Hong Kong-based solar manufacturer Shunfeng International Clean Energy – which suffered a $125 million loss during the Chinese solar boom in 2017 – has warned shareholders to brace themselves for losses of $255 million from last year.
The anticipated result is based on the company’s preliminary review of its unaudited results for 2018. The Hong Kong-listed group said a 16.8% year-on-year jump in sales of its solar equipment was offset by a 12.6% decline in the average selling price of products. Shunfeng described competition in the PV market as “intense”.
“The board resolved to recognize a provision for impairment of approximately RMB777.7 million [$116 million] for the property, plant and equipment and the goodwill of the solar products manufacturing segment,” Shunfeng said in a statement to the Hong Kong Stock Exchange.
The PV manufacturer and project developer added solar panel production unit Wuxi Suntech Power will probably not bring in enough taxable income over the near term. The parent will therefore recognize a reversal of deferred income tax assets of about $11 million for the year.
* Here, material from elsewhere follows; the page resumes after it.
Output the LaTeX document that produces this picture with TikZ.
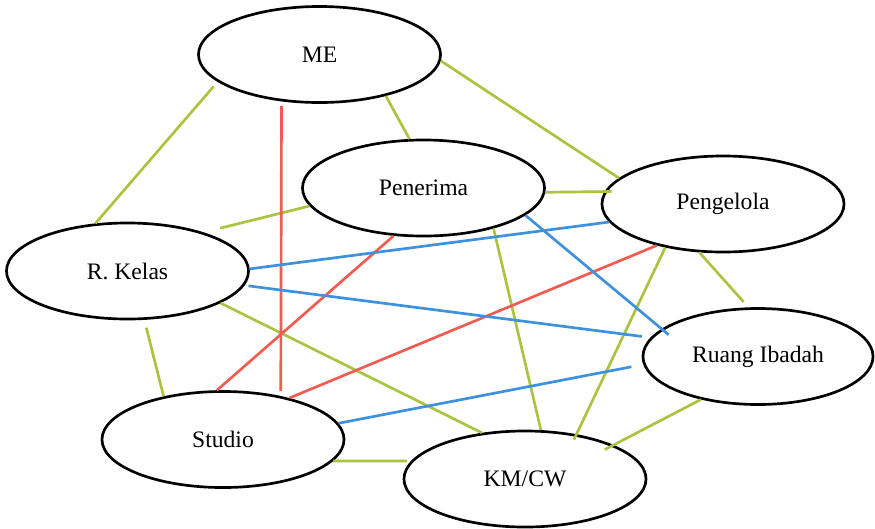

In September, Shunfeng reported a hefty net loss of around $172 million for the first half of 2018. Sales of its PV products throughout the first six months reached approximately 1.9 GW, said the company. Shunfeng followed its dismal earnings announcement by signalling plans to sell manufacturing subsidiary Jiangsu Shunfeng Photovoltaic Technology to Asia Pacific Resources Development Investment.